Revision history for this message
Brendan McLearie (bren-internode) wrote :

@ Frank, really sorry to hear that beastie is on the scene :)

I also tried the black list recently and it failed to solve the problem. However I've had very little time recently to do anything.

I recall from ages ago when trying to blacklist other drivers that for some reason, sometimes its not sufficient to just add them to the blacklist - cant recall details anymore.

My work around was to move the driver files off (eg /root). I then got errors at boot complaining bust at least I knew for sure it wasnt loading.

If you havent alredy reformatted I was wondering if you could try that as a last ditch attempt.

I'd be tempted to move all IR drivers out that can be found. Perhaps the Z7S loads a different one albeit for the same purpose and including the same issues.

You should be able to find the drivers somewhere under /lib

Alsa I'll be heading the same direction as you as well over xmas if this doesnt work.

Revision history for this message
Brendan McLearie (bren-internode) wrote :

Update: dont bother. I tried and failed too. I've posted my results back to the Daniel / Jakub thread.

Revision history for this message
Brendan McLearie (bren-internode) wrote :

@Daniel Manrique and anyone esle interested.

Bug update:

I've tried booting from USB with 11.10. Idea was to log a new bug report. However, the system won't run long enough to be able to do much of anything.

2.6.35-28-server: Stable
2.6.38-8,10,11-server,generic: All Crash.
2.6.38-02063808-generic: Crash

Its been a while since I tried that mainline kernel, so I'll need reminding where to source them and how to install.
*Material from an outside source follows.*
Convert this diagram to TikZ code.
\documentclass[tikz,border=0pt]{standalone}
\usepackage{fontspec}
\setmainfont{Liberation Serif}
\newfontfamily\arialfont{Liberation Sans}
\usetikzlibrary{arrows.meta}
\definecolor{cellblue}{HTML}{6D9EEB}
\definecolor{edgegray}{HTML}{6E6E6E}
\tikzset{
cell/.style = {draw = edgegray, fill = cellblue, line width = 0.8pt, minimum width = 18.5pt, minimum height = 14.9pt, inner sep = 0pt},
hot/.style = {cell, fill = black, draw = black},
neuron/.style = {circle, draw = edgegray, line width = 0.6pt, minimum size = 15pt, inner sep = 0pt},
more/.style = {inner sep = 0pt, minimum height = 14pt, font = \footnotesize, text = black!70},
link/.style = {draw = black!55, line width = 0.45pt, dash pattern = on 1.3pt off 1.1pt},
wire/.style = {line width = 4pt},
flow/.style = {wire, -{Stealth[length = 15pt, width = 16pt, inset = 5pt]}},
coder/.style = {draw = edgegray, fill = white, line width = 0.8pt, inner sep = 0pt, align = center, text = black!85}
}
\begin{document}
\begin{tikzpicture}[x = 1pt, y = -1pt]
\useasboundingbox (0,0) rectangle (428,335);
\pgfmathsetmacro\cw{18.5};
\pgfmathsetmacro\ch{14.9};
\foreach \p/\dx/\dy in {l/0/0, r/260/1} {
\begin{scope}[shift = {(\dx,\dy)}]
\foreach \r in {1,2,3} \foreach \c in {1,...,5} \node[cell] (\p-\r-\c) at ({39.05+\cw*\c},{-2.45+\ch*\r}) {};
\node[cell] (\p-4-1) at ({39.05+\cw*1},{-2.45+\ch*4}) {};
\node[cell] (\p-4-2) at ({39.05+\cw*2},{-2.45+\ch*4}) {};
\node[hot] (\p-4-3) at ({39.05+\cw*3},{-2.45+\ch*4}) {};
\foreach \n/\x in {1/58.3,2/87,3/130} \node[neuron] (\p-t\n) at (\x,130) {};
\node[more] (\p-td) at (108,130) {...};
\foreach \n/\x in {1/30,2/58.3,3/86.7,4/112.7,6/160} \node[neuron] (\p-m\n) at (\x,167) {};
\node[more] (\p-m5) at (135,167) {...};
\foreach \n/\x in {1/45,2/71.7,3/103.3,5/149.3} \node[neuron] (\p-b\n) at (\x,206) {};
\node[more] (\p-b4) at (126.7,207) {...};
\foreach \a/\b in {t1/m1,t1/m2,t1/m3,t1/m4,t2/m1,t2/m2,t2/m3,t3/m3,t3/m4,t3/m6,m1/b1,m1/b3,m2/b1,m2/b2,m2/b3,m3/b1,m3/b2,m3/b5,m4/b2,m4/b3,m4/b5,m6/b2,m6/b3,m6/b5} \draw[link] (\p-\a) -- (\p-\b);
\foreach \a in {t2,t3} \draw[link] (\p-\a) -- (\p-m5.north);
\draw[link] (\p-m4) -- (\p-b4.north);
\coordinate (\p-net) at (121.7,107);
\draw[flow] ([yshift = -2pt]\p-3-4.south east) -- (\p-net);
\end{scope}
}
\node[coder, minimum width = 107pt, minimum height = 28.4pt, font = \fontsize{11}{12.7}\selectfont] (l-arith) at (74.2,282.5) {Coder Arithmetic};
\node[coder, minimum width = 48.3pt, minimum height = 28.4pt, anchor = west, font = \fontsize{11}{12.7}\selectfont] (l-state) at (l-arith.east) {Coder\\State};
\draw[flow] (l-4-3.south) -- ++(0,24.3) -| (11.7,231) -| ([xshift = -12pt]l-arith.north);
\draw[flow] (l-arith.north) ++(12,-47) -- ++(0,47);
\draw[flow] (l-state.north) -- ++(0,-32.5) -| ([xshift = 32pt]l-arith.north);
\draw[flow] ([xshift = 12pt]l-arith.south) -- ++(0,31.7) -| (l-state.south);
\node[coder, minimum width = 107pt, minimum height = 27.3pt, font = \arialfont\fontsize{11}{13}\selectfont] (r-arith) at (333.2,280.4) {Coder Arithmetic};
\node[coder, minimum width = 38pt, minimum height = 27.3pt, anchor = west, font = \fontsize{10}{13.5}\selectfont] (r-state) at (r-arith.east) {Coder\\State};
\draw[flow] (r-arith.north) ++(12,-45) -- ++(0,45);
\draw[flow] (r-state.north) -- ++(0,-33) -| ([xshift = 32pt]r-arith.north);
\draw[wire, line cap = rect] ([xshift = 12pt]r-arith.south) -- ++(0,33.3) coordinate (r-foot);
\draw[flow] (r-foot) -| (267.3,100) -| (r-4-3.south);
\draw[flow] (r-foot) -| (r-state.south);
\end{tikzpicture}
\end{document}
Let me know if you need any other info, and many many thanks for your help.

Cheers
Brendan

Revision history for this message
penalvch (penalvch) wrote :

Brendan McLearie, thank you for reporting this bug and helping make Ubuntu better. If you could also please test the latest upstream kernel available that would be great. It will allow additional upstream developers to examine the issue. Refer to https://wiki.ubuntu.com/KernelMainlineBuilds . Once you've tested the upstream kernel, please remove the 'needs-upstream-testing' tag. This can be done by clicking on the yellow pencil icon next to the tag located at the bottom of the bug description and deleting the 'needs-upstream-testing' text. Please let us know your results.

Thanks in advance.

Changed in linux (Ubuntu):
status: Confirmed → Incomplete
tags: added: testing
removed: needs-upstream-testing
Revision history for this message
Brendan McLearie (bren-internode) wrote :

OK have tested with mainline kernel 3.3.0-999-generic today.

Looks like the same problem. I didnt see the first panic (but know it did becuase it restarted).
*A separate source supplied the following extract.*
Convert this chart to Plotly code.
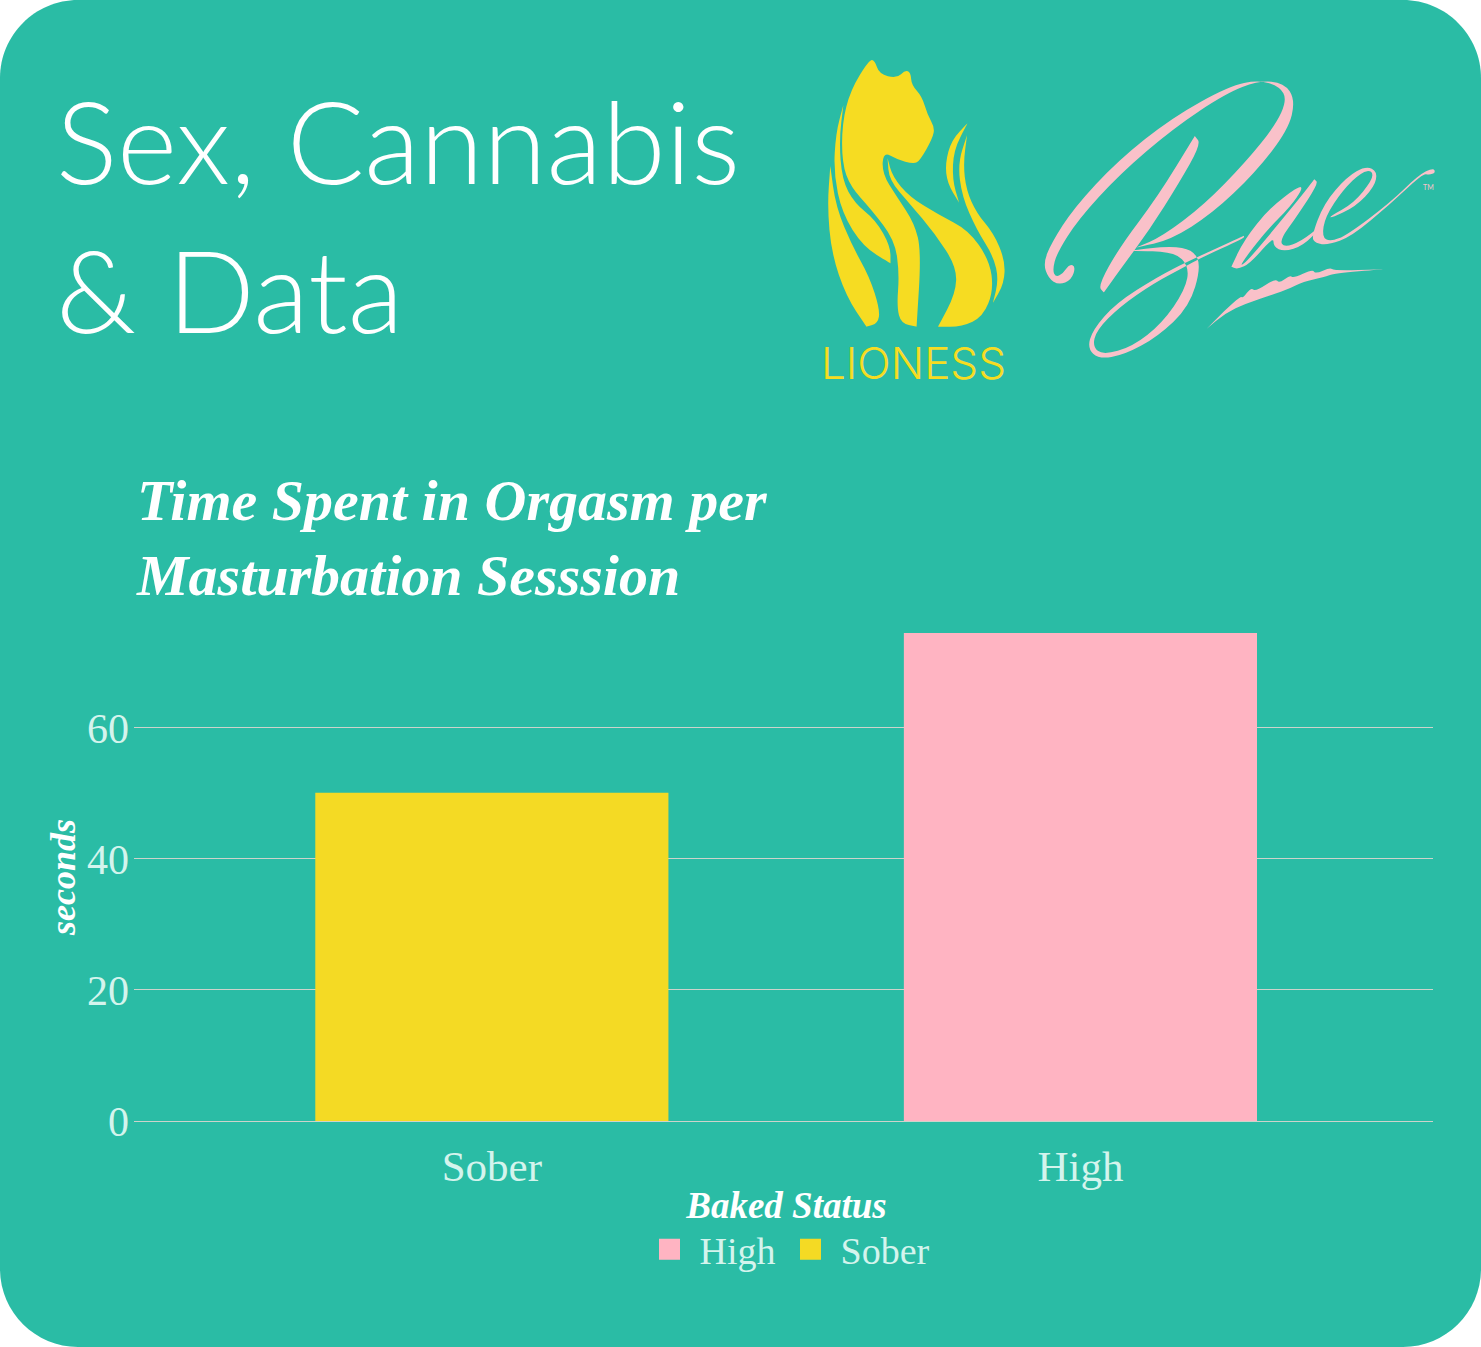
import plotly.graph_objects as go

# ---- data ----
categories = ["Sober", "High"]
sober_values = [50.1]
high_values = [74.5]
y_ticks = [0, 20, 40, 60]
heading_lines = ["Sex, Cannabis", "&amp; Data"]
chart_title = "Time Spent in Orgasm per<br>Masturbation Sesssion"

W, H = 1481, 1347
TEAL = "#2abca5"
YELLOW = "#f4da24"
PINK = "#ffb4c2"
LOGO_Y = "#f6dc22"
LOGO_P = "#f9c1c9"
MINT = "#d4f4ed"
GRID = "#cdd3cb"


def fx(x):
    return x / W


def fy(y):
    return 1 - y / H


def pc(x, y):
    return f"{fx(x):.5f},{fy(y):.5f}"


def zoomed(p):
    return (800 + p[0] / 2.376, 40 + p[1] / 3)


def blob(points, color):
    """Decorative logo outline, given in reference-crop coordinates."""
    pts = [zoomed(p) for p in points]
    n = len(pts)
    mids = [((pts[i][0] + pts[(i + 1) % n][0]) / 2, (pts[i][1] + pts[(i + 1) % n][1]) / 2) for i in range(n)]
    d = "M" + pc(*mids[-1])
    for i in range(n):
        d += " Q" + pc(*pts[i]) + " " + pc(*mids[i])
    return dict(type="path", xref="paper", yref="paper", path=d + " Z", fillcolor=color,
                line=dict(width=0), layer="above")


R = 78
card = (
    f"M{pc(R,0)} L{pc(W-R,0)} C{pc(W-R*.45,0)} {pc(W,R*.45)} {pc(W,R)} "
    f"L{pc(W,H-R)} C{pc(W,H-R*.45)} {pc(W-R*.45,H)} {pc(W-R,H)} "
    f"L{pc(R,H)} C{pc(R*.45,H)} {pc(0,H-R*.45)} {pc(0,H-R)} "
    f"L{pc(0,R)} C{pc(0,R*.45)} {pc(R*.45,0)} {pc(R,0)} Z"
)

shapes = [dict(type="path", xref="paper", yref="paper", path=card, fillcolor=TEAL,
               line=dict(width=0), layer="below")]

# lioness logo
shapes += [
    blob([(165,58),(178,62),(188,102),(230,115),(250,90),(263,98),(265,135),(290,170),(303,225),(320,262),(315,295),
          (285,362),(270,372),(230,358),(198,335),(195,400),(230,470),(272,550),(288,635),(277,860),(277,860),(240,850),(230,800),
          (236,700),(225,600),(170,510),(120,440),(100,370),(100,250),(120,150)], LOGO_Y),
    blob([(103,195),(103,195),(85,280),(80,400),(100,520),(150,620),(215,670),(215,670),(215,620),(180,540),(130,490),(100,420),(93,300)], LOGO_Y),
    blob([(72,378),(72,378),(65,500),(75,640),(110,770),(158,860),(158,860),(185,850),(190,810),(165,710),(125,620),(85,500)], LOGO_Y),
    blob([(208,355),(208,355),(212,420),(260,490),(320,580),(372,680),(370,760),(328,860),(328,860),(385,860),(435,830),(460,750),(450,660),(400,570),(330,525),(260,470),(220,410)], LOGO_Y),
    blob([(398,250),(398,250),(360,300),(345,370),(350,430),(378,488),(378,488),(362,420),(365,330)], LOGO_Y),
    blob([(397,285),(397,285),(375,370),(385,470),(420,570),(460,650),(472,720),(458,790),(458,790),(485,730),(487,660),(460,580),(420,520),(395,450),(388,370)], LOGO_Y),
]

# bae logo
shapes += [
    blob([(655,680),(640,672),(625,700),(608,712),(600,690),(610,640),(660,540),(760,402),(888,264),(1012,160),(1090,122),(1150,128),(1177,180),
          (1160,270),(1080,400),(980,520),(880,600),(800,622),(800,622),(860,590),(960,495),(1060,365),(1130,255),(1157,180),(1140,140),(1090,120),
          (1020,138),(885,232),(755,362),(650,505),(597,610),(578,670),(590,715),(615,735),(645,720)], LOGO_P),
    blob([(938,288),(938,288),(953,312),(900,430),(830,570),(760,690),(722,757),(722,757),(708,738),(760,620),(850,470)], LOGO_P),
    blob([(785,632),(785,632),(880,618),(935,630),(953,680),(925,800),(850,890),(770,945),(710,957),(683,925),(695,870),(750,790),(850,710),(920,665),
          (1055,587),(1055,587),(1055,595),(950,655),(915,680),(840,730),(760,800),(705,870),(695,920),(720,945),(790,920),(860,850),(915,750),(925,680),(890,635)], LOGO_P),
    blob([(1025,680),(1025,680),(1055,600),(1115,505),(1185,438),(1195,445),(1165,500),(1110,570),(1060,650),(1045,680),(1065,660),(1125,570),
          (1190,470),(1222,418),(1222,418),(1232,430),(1180,530),(1140,600),(1150,622),(1190,605),(1240,555),(1240,560),(1195,618),(1150,635),(1125,620),
          (1125,590),(1070,670),(1040,688)], LOGO_P),
    blob([(1215,590),(1245,490),(1300,410),(1345,378),(1372,395),(1365,440),(1320,500),(1260,535),(1260,528),(1315,490),(1360,420),(1360,392),(1335,395),
          (1290,450),(1248,530),(1240,590),(1260,605),(1300,585),(1400,490),(1470,405),(1505,383),(1510,398),(1495,405),(1480,400),(1400,495),(1310,590),(1255,615),(1225,610)], LOGO_P),
    blob([(965,868),(965,868),(1010,810),(1048,768),(1052,775),(1072,742),(1082,755),(1130,715),(1138,730),(1165,705),(1172,715),(1218,688),(1225,702),
          (1260,682),(1268,692),(1385,688),(1385,688),(1270,700),(1245,712),(1195,725),(1165,745),(1120,765),(1060,790),(1010,820)], LOGO_P),
]


def note(text, x, y, size, color, family, weight=None):
    font = dict(size=size, color=color, family=family)
    if weight:
        font["weight"] = weight
    return dict(text=text, x=fx(x), y=fy(y), xref="paper", yref="paper", xanchor="left", yanchor="middle",
                showarrow=False, font=font)


annotations = [
    note(heading_lines[0], 54, 139, 115, "#ffffff", "Lato", 300),
    note(heading_lines[1], 54, 288, 115, "#ffffff", "Lato", 300),
    note("LIONESS", 819, 363, 44, LOGO_Y, "Inter", 300),
    note("TM", 1421, 187, 7, LOGO_P, "Lato"),
]

fig = go.Figure()
fig.add_bar(name="Sober", x=[categories[0]], y=sober_values, width=0.6, showlegend=False,
            marker=dict(color=YELLOW, line=dict(width=0)))
fig.add_bar(name="High", x=[categories[1]], y=high_values, width=0.6, showlegend=False,
            marker=dict(color=PINK, line=dict(width=0)))
# legend entries: square keys larger than a bar's fixed legend key
for name, color in [("Sober", YELLOW), ("High", PINK)]:
    fig.add_scatter(name=name, x=[None], y=[None], mode="markers",
                    marker=dict(symbol="square", size=16, color=color, line=dict(width=5, color=color)))

fig.update_layout(
    width=W, height=H,
    margin=dict(l=0, r=0, t=0, b=0, autoexpand=False),
    autosize=False,
    paper_bgcolor="#ffffff",
    plot_bgcolor="rgba(0,0,0,0)",
    barmode="overlay",
    shapes=shapes,
    annotations=annotations,
    font=dict(family="Liberation Serif", color=MINT),
    title=dict(text=chart_title, x=137 / W, xanchor="left", y=fy(520), yanchor="top", xref="container", yref="container",
               font=dict(family="Liberation Serif", size=58, color="#ffffff", style="italic", weight=700)),
    xaxis=dict(domain=[fx(134), fx(1433)], range=[-0.608, 1.599], type="category", categoryorder="array", categoryarray=categories,
               showgrid=False, zeroline=False, showline=False, ticks="", tickfont=dict(size=43, color=MINT), ticklabelstandoff=16),
    yaxis=dict(domain=[fy(1121), fy(633)], range=[0, 74.5], tickvals=y_ticks, showgrid=True, gridcolor=GRID, gridwidth=1.4,
               zeroline=True, zerolinecolor=GRID, zerolinewidth=1.4, showline=False, ticks="", ticklabelstandoff=4,
               tickfont=dict(size=42, color=MINT),
               title=dict(text="seconds", standoff=0, font=dict(family="Liberation Serif", size=36, color="#ffffff", style="italic", weight=700))),
    legend=dict(orientation="h", x=fx(787), xanchor="center", xref="paper", y=fy(1170), yanchor="top", yref="paper",
                traceorder="reversed", bgcolor="rgba(0,0,0,0)", font=dict(size=38, color=MINT), itemwidth=50,
                itemsizing="trace",
                title=dict(text="Baked Status", side="top center",
                           font=dict(family="Liberation Serif", size=37, color="#ffffff", style="italic", weight=700))),
)

fig.write_html("out.html", post_script="document.body.style.margin='0';", config={"displayModeBar": False})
In the next test I booted into single user mode without any kernel options and it locked up without even reporting a panic, however it did first print on the console the usual prelude message "Disabling lock debugging due to kernel taint".

In the final test I have booted with clock_source=acpi_pm into gnome and it has also died, again with the same taint message. This time it managed to reboot, though I didnt get a panic message on the console for some reason.

Thanks for your help.

Where to next?

Revision history for this message
Daniel Manrique (roadmr) wrote :

OK, we will try to narrow down the mainline kernel release on which this started occurring, or if it even happens on mainline kernels; if we can't reproduce the problem with the mainline kernels, then it's probably something related to an Ubuntu kernel patch.

If possible please test the following kernels, which you can find here:

http://kernel.ubuntu.com/~kernel-ppa/mainline/

First, test this to see if it works (it should):
http://kernel.ubuntu.com/~kernel-ppa/mainline/v2.6.35-maverick/

Then, test this to see if it works (it shouldn't!):
http://kernel.ubuntu.com/~kernel-ppa/mainline/v2.6.38-natty/

Finally, but *only* if these two kernels behave as predicted, test this (this is the chronological middle point, so we will be doing a sort of "binary" search or "bisection" of mainline kernels):

http://kernel.ubuntu.com/~kernel-ppa/mainline/v2.6.36-maverick/

Depending on whether the "midpoint" kernel works or fails, you'd then test the kernels on the "good" side or the "bad" side. You can do this yourself, or you can report your results back and I can tell you which one to test. If you want to do it on your own, just remember that -rc kernels go *before* the actual final releases:

v2.6.36-rc6-maverick
v2.6.36-maverick
v2.6.36.1-natty (whatever)

For this testing, please don't give the kernel any additional parameters; we want to test out-of-the-box behavior.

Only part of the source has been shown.